Хотя Сергей Голицын, возможно, и не появлялся в своем стексовском имении — в Стексово не было помещичьей усадьбы, — он тем не менее лично вел переписку со стексовскими управляющими по всем делам, и его религиозные воззрения оказывали прямое воздействие на жизнь его крепостных. Он был видной фигурой в обществе — «последний русский барин», не жалевший трат на банкеты, балы и прочие развлечения. Близкий друг правящей семьи, он с 1807 г. помогал организовывать работу и сам жертвовал на императорские благотворительные общества в Москве, а с 1830 г. до своей смерти в 1859 г. служил председателем Московского опекунского совета. Его женой, разошедшейся с ним в 1800 г., через несколько месяцев после свадьбы, была Евдокия (или Авдотья), она же знаменитая «Princesse Nocturne» («ночная княгиня»), хозяйка ночного литературного салона в Санкт-Петербурге. Для стексовских крепостных наибольшее значение имели приверженность Голицына православию и его близкие отношения с церковными иерархами: он с 1823 по 1858 г. переписывался с митрополитом Московским Филаретом и, в частности, обсуждал с ним опасность, исходящую от старообрядцев, и возможности их обращения. Хотя некоторые считали его демонстративное благоверие лицемерным, вотчинная переписка Стексово свидетельствует о его непримиримой враждебности к старой вере[571]
.Получив в наследство в 1804 г. имение Стексово, он также унаследовал практику наложения штрафов на отцов годных для брака незамужних женщин. Вероятно, Александр Михайлович Голицын или его вдова Дарья ввели эти штрафы в 1770-х или 1780-х гг. в ответ на массовые отказы от брака после 1762 г.[572]
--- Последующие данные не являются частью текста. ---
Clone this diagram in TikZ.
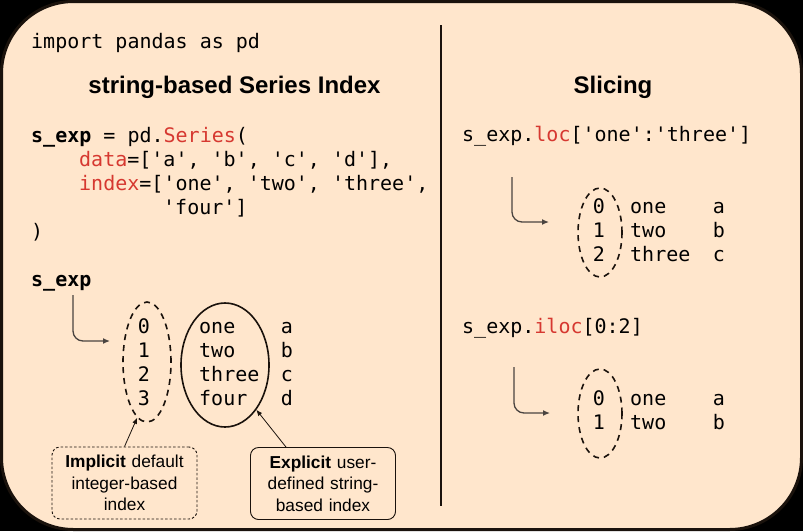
\documentclass[tikz,border=0pt]{standalone}
\usepackage{fontspec}
\setmainfont{Liberation Sans}
\setmonofont{DejaVu Sans Mono}
\usetikzlibrary{arrows.meta,shapes.geometric}
\definecolor{peach}{HTML}{FFE6CC}
\definecolor{codered}{RGB}{214,56,48}
\definecolor{edgecol}{HTML}{1A120C}
\definecolor{ptrcol}{HTML}{4A4440}
\begin{document}
\begin{tikzpicture}[x=1pt,y=-1pt,
  code/.style={anchor=base west,inner sep=0pt,font=\fontsize{20}{24}\selectfont\ttfamily},
  cell/.style={anchor=base,inner sep=0pt,font=\fontsize{20}{24}\selectfont\ttfamily},
  heading/.style={anchor=base,inner sep=0pt,font=\fontsize{24}{28}\selectfont\bfseries},
  note/.style={draw=edgecol,rounded corners=8pt,line width=0.9pt,align=center,
    minimum width=145pt,minimum height=72pt,text width=140pt,inner sep=0pt,
    font=\fontsize{17.3}{21.5}\selectfont},
  idxring/.style={ellipse,draw=edgecol,line width=1.6pt,dash pattern=on 6pt off 5pt,inner sep=0pt},
  userring/.style={ellipse,draw=edgecol,line width=1.6pt,inner sep=0pt},
  ptr/.style={draw=ptrcol,line width=1.3pt,rounded corners=10pt,-{Latex[length=7pt,width=6pt]}},
  thinptr/.style={draw=edgecol,line width=0.8pt,-{Latex[length=6pt,width=5pt]}},
]
\useasboundingbox (0,0) rectangle (803,531);
\fill[black] (0,0) rectangle (803,531);
\draw[edgecol,fill=peach,line width=3pt,rounded corners=72pt] (1.5,1.5) rectangle (801.5,529.5);
\coordinate (divtop) at (441,25);
\coordinate (divbot) at (441,506);
\draw[edgecol,line width=2.5pt] (divtop) -- (divbot);

% left code
\node[code] (imp) at (31,48) {import pandas as pd};
\node[heading] (h1) at (234.5,93) {string-based Series Index};
\node[code] (c1) at (31,142) {\textbf{s\_exp} = pd.\textcolor{codered}{Series}(};
\node[code] (c2) at (79,166) {\textcolor{codered}{data}=['a', 'b', 'c', 'd'],};
\node[code] (c3) at (79,190) {\textcolor{codered}{index}=['one', 'two', 'three',};
\node[code] (c4) at (163,214) {'four']};
\node[code] (c5) at (31,238) {)};
\node[code] (sexp) at (31,286) {\textbf{s\_exp}};

% left table
\foreach \i/\w/\v [count=\k from 0] in {0/one/a,1/two/b,2/three/c,3/four/d}{
  \node[cell] (ld\k) at (144,333+24*\k) {\i};
  \node[code] (lw\k) at (199,333+24*\k) {\w};
  \node[cell] (lv\k) at (287,333+24*\k) {\v};
}
\node[idxring,minimum width=48pt,minimum height=120pt] (ring1) at (147,362) {};
\node[userring,minimum width=88pt,minimum height=124pt] (ring2) at (225,365) {};

\coordinate (p1s) at (73,295);
\coordinate (p1e) at (110,341);
\draw[ptr] (p1s) |- (p1e);

\node[note,dash pattern=on 2.5pt off 2pt] (impl) at (124.5,483)
  {\textbf{Implicit} default\\integer-based\\index};
\node[note] (expl) at (323,483.5)
  {\textbf{Explicit} user-\\defined string-\\based index};
\draw[thinptr] (impl.north) -- (ring1.-100);
\draw[thinptr] ([xshift=-37pt]expl.north) -- (ring2.-55);

% right side
\node[heading] (h2) at (613,93) {Slicing};
\node[code] (loc) at (462,141) {s\_exp.\textcolor{codered}{loc}['one':'three']};
\foreach \i/\w/\v [count=\k from 0] in {0/one/a,1/two/b,2/three/c}{
  \node[cell] (rd\k) at (599,213+24*\k) {\i};
  \node[code] (rw\k) at (630,213+24*\k) {\w};
  \node[cell] (rv\k) at (719,213+24*\k) {\v};
}
\node[idxring,minimum width=44pt,minimum height=89pt] (ring3) at (600,232.5) {};
\coordinate (p2s) at (512,177);
\coordinate (p2e) at (549,222);
\draw[ptr] (p2s) |- (p2e);

\node[code] (iloc) at (462,333) {s\_exp.\textcolor{codered}{iloc}[0:2]};
\foreach \i/\w/\v [count=\k from 0] in {0/one/a,1/two/b}{
  \node[cell] (sd\k) at (599,405+24*\k) {\i};
  \node[code] (sw\k) at (630,405+24*\k) {\w};
  \node[cell] (sv\k) at (719,405+24*\k) {\v};
}
\node[idxring,minimum width=44pt,minimum height=89pt] (ring4) at (600,413.5) {};
\coordinate (p3s) at (514,367);
\coordinate (p3e) at (550,413);
\draw[ptr] (p3s) |- (p3e);
\end{tikzpicture}
\end{document}
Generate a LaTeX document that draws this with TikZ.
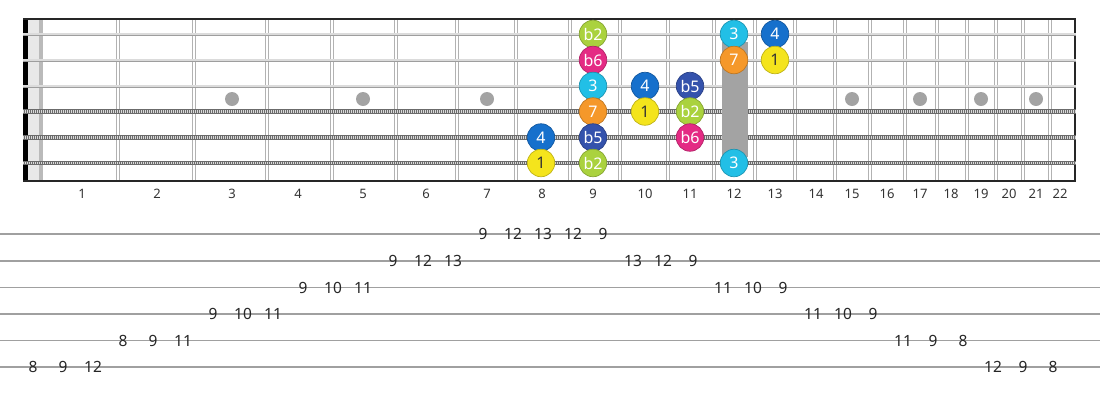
\documentclass[tikz,border=0pt]{standalone}
\usepackage{fontspec}
\setmainfont{Noto Sans}
\definecolor{fretgray}{HTML}{B2B2B2}
\definecolor{markgray}{HTML}{A3A3A3}
\definecolor{tabgray}{HTML}{A0A0A0}
\definecolor{cone}{HTML}{F4E41C}
\definecolor{ctwo}{HTML}{AAD23E}
\definecolor{cthree}{HTML}{22BFE6}
\definecolor{cfour}{HTML}{1670CC}
\definecolor{cfive}{HTML}{3452AC}
\definecolor{csix}{HTML}{E42B84}
\definecolor{cseven}{HTML}{F5982A}
\begin{document}
\begin{tikzpicture}[x=1pt,y=-1pt,
    fret/.style={draw=fretgray, line width=1.3pt},
    note/.style={circle, minimum size=27.5pt, inner sep=0pt, fill=#1, draw=#1!78!black,
        line width=0.7pt, text=white, font=\fontsize{16}{16}\selectfont},
    fretnum/.style={font=\fontsize{13}{13}\selectfont, text=black!80},
    tabnum/.style={font=\fontsize{15.5}{15.5}\selectfont, text=black!85, inner sep=0.5pt}]
    \useasboundingbox (0,0) rectangle (1100,400);

    \fill[black!9] (28,19) rectangle (39,181);
    \fill[black!27] (39,19) rectangle (42.5,181);

    \foreach \x in {118,194,267,332,396,457,516,570,620,668,714,755,795,835,870,905,937,967,996,1023,1050}{
        \draw[fret] (\x-1.7,19) -- (\x-1.7,181);
        \draw[fret] (\x+1.7,19) -- (\x+1.7,181);
    }

    \fill[black] (23,19) rectangle (28,181);
    \draw[black!85, line width=2pt] (23,19) -- (1075,19) -- (1075,181) -- (23,181);

    \foreach \x in {232,363,487,593,852,920,981,1036}
        \fill[markgray] (\x,99) circle (7);

    \foreach \y in {34,60,86}{
        \draw[black!38, line width=3pt] (23,\y) -- (1076,\y);
        \draw[black!14, line width=1.1pt] (23,\y) -- (1076,\y);
    }
    \foreach \y in {111.5,137.5,163}{
        \draw[black!58, line width=4.4pt] (23,\y) -- (1076,\y);
        \draw[black!15, line width=2.4pt, dash pattern=on 1pt off 1pt] (23,\y) -- (1076,\y);
    }

    \fill[markgray] (722,42) rectangle (748,157);

    \node[note=ctwo] (s1f9) at (593,34) {b2};
    \node[note=cthree] (s1f12) at (734,34) {3};
    \node[note=cfour] (s1f13) at (775,34) {4};
    \node[note=csix] (s2f9) at (593,60) {b6};
    \node[note=cseven] (s2f12) at (734,60) {7};
    \node[note=cone, text=black!80] (s2f13) at (775,60) {1};
    \node[note=cthree] (s3f9) at (593,86) {3};
    \node[note=cfour] (s3f10) at (645,86) {4};
    \node[note=cfive] (s3f11) at (690,86) {b5};
    \node[note=cseven] (s4f9) at (593,111.5) {7};
    \node[note=cone, text=black!80] (s4f10) at (645,111.5) {1};
    \node[note=ctwo] (s4f11) at (690,111.5) {b2};
    \node[note=cfour] (s5f8) at (541,137.5) {4};
    \node[note=cfive] (s5f9) at (593,137.5) {b5};
    \node[note=csix] (s5f11) at (690,137.5) {b6};
    \node[note=cone, text=black!80] (s6f8) at (541,163) {1};
    \node[note=ctwo] (s6f9) at (593,163) {b2};
    \node[note=cthree] (s6f12) at (734,163) {3};

    \foreach \n/\x in {1/82,2/157,3/232,4/298,5/363,6/426,7/487,8/542,9/593,10/645,11/690,
        12/734,13/775,14/816,15/852,16/887,17/920,18/951,19/981,20/1009,21/1036,22/1060}
        \node[fretnum] (fn\n) at (\x,194) {\n};

    \foreach \y in {234,261,287.5,314,340.5,367}
        \draw[tabgray, line width=1.6pt] (0,\y) -- (1100,\y);

    \foreach \k/\t/\y in {0/8/367,1/9/367,2/12/367,3/8/340.5,4/9/340.5,5/11/340.5,
        6/9/314,7/10/314,8/11/314,9/9/287.5,10/10/287.5,11/11/287.5,
        12/9/261,13/12/261,14/13/261,15/9/234,16/12/234,17/13/234,18/12/234,19/9/234,
        20/13/261,21/12/261,22/9/261,23/11/287.5,24/10/287.5,25/9/287.5,
        26/11/314,27/10/314,28/9/314,29/11/340.5,30/9/340.5,31/8/340.5,
        32/12/367,33/9/367,34/8/367}
        \node[tabnum] (tab\k) at ({33+30*\k},\y) {\t};
\end{tikzpicture}
\end{document}
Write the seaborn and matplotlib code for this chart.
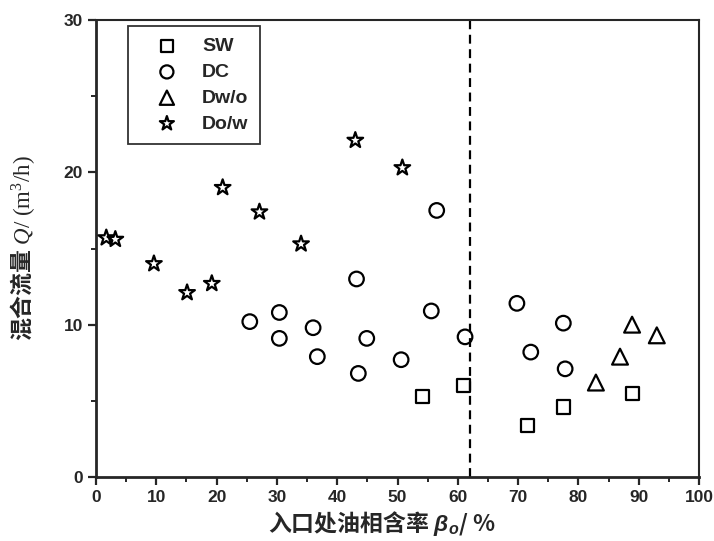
import matplotlib
matplotlib.use("Agg")
import numpy as np
import pandas as pd
import matplotlib.pyplot as plt
import seaborn as sns

# ---------------------------------------------------------------------------
# DATA
# ---------------------------------------------------------------------------
sw_x = [54.1, 60.9, 71.6, 77.5, 89.0]
sw_y = [5.3, 6.0, 3.4, 4.6, 5.5]

dc_x = [25.5, 30.4, 30.4, 36.0, 36.7, 43.2, 43.5, 44.9, 50.6, 55.6, 56.5,
        61.2, 69.8, 72.1, 77.5, 77.8]
dc_y = [10.2, 10.8, 9.1, 9.8, 7.9, 13.0, 6.8, 9.1, 7.7, 10.9, 17.5,
        9.2, 11.4, 8.2, 10.1, 7.1]

dwo_x = [82.9, 86.9, 88.9, 93.0]
dwo_y = [6.2, 7.9, 10.0, 9.3]

dow_x = [1.7, 3.2, 9.6, 15.1, 19.2, 21.0, 27.1, 34.0, 43.0, 50.8]
dow_y = [15.7, 15.6, 14.0, 12.1, 12.7, 19.0, 17.4, 15.3, 22.1, 20.3]

labels = ["SW", "DC", "Dw/o", "Do/w"]
markers = ["s", "o", "^", "*"]
sizes = [90, 110, 130, 140]
boundary = 62

# ---------------------------------------------------------------------------
# PLOT
# ---------------------------------------------------------------------------
sns.set_style("ticks")
plt.rcParams["font.family"] = ["Liberation Sans", "Noto Sans CJK SC", "DejaVu Sans"]
plt.rcParams["mathtext.fontset"] = "custom"
plt.rcParams["mathtext.rm"] = "Liberation Serif"
plt.rcParams["mathtext.it"] = "Liberation Serif:italic"
plt.rcParams["mathtext.sf"] = "Liberation Sans:italic:bold"

fig = plt.figure(figsize=(7.14, 5.41), dpi=100)
ax = fig.add_axes([0.1345, 0.1183, 0.8445, 0.8447])

series = [(sw_x, sw_y), (dc_x, dc_y), (dwo_x, dwo_y), (dow_x, dow_y)]
for (xs, ys), lab, mk, sz in zip(series, labels, markers, sizes):
    df = pd.DataFrame({"x": xs, "y": ys})
    sns.scatterplot(data=df, x="x", y="y", marker=mk, s=sz, ax=ax,
                    facecolor="none", edgecolor="black", linewidth=1.6,
                    label=lab, zorder=3)

ax.axvline(boundary, color="black", linestyle=(0, (4, 2.5)), linewidth=1.6)

ax.set_xlim(0, 100)
ax.set_ylim(0, 30)
ax.set_xticks(np.arange(0, 101, 10))
ax.set_yticks(np.arange(0, 31, 10))
ax.set_xticks(np.arange(5, 100, 10), minor=True)
ax.set_yticks(np.arange(5, 30, 10), minor=True)
ax.tick_params(which="major", direction="out", length=6, width=1.6,
               labelsize=12.5)
ax.tick_params(which="minor", direction="out", length=3.5, width=1.4)
for lbl in ax.get_xticklabels() + ax.get_yticklabels():
    lbl.set_fontweight("bold")

for side in ["left", "bottom"]:
    ax.spines[side].set_linewidth(2.0)
for side in ["top", "right"]:
    ax.spines[side].set_linewidth(1.5)

ax.set_xlabel(r"入口处油相含率 $\mathsf{\beta_o}$/ %", fontsize=16.5,
              fontweight="bold", family=["Noto Sans CJK SC", "DejaVu Sans"])
ax.set_ylabel(r"混合流量 $\mathit{Q}/\ (\mathrm{m}^3/\mathrm{h})$", fontsize=16.5,
              fontweight="bold", family=["Noto Sans CJK SC", "DejaVu Sans"])
ax.xaxis.set_label_coords(0.475, -0.07)
ax.yaxis.set_label_coords(-0.098, 0.5)

leg = ax.legend(loc="upper left", bbox_to_anchor=(0.053, 0.987), frameon=True,
                fancybox=False, edgecolor="black", fontsize=14,
                handletextpad=0.4, labelspacing=0.42, borderpad=0.6,
                handlelength=2.8, borderaxespad=0.0, markerscale=0.9)
leg.get_frame().set_linewidth(1.3)
for t in leg.get_texts():
    t.set_fontweight("bold")

fig.savefig("out.png", dpi=100)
В 1809 г. стексовский бурмистр Андрей Яковлев докладывал, что крестьянин Иван Вилков попросил вернуть только что им заплаченный годовой штраф в 20 рублей — за содержание дома двух незамужних дочерей (по 10 рублей за дочь) — на том основании, что они уже вышли из брачного возраста. Яковлев советовал московской конторе в просьбе отказать: у других отцов были незамужние дочери такого же возраста, как вилковские, и, если удовлетворить его просьбу, они все начнут требовать возврата денег. Имению необходимо было собирать эти штрафы, поскольку деньги шли затем на покупку вольных девок для мужиков, не имевших средств добывать себе невест самостоятельно. Сход «лучших крестьян» (наиболее состоятельных) согласился, что Вилкову в прошении нужно отказать[573].Действительно, в имении было много взрослых незамужних женщин, но они появились на два-три поколения позже, чем браконенавистницы прихода с. Купля и имения Баки. В 1762 г. их там почти не было: в тот год в частях имения, принадлежавших Александру Михайловичу Голицыну (мужу Дарьи), которые Сергей Михайлович унаследовал 42 годами позже, из 302 женщин 25 лет и старше не замужем были только 10 (3,3 %). Семь из них были из деревни Писарево (9,2 % от 76 женщин 25 лет и старше). Три из других четырех деревень составляли всего 1,3 % женщин этого возраста[574]
. Возможно, они были увечны. Только в Писарево неприятие брака в некоторой степени проявилось до 1762 г.[575] К 1778 г. 27 из 304 женщин 25 лет и старше (8,9 %) никогда не были замужем[576]. К 1795-му 55 из 298 женщин имения 25–54 лет (те, которым исполнилось 25 после 1765 г.), или 18,5 %, никогда не были замужем, в то время как среди 89 женщин 55 лет и старше таких было только две. Среди мужчин 25–54 лет никогда не были женаты семеро из 254 (2,8 %)[577]. Штрафование отцов никогда не бывших замужем дочерей не остановило распространение сопротивления браку, однако, возможно, мобилизовало значительные средства для покупки невест со стороны. Судя по реакции «лучших» крестьян на просьбу Вилкова, среди поголовно брачащихся дворов существовало, по-видимому, единогласное мнение, что дворы, придерживающие у себя дочерей, должны быть наказаны, хотя бы штрафом, за укрывание не желающих идти замуж девиц.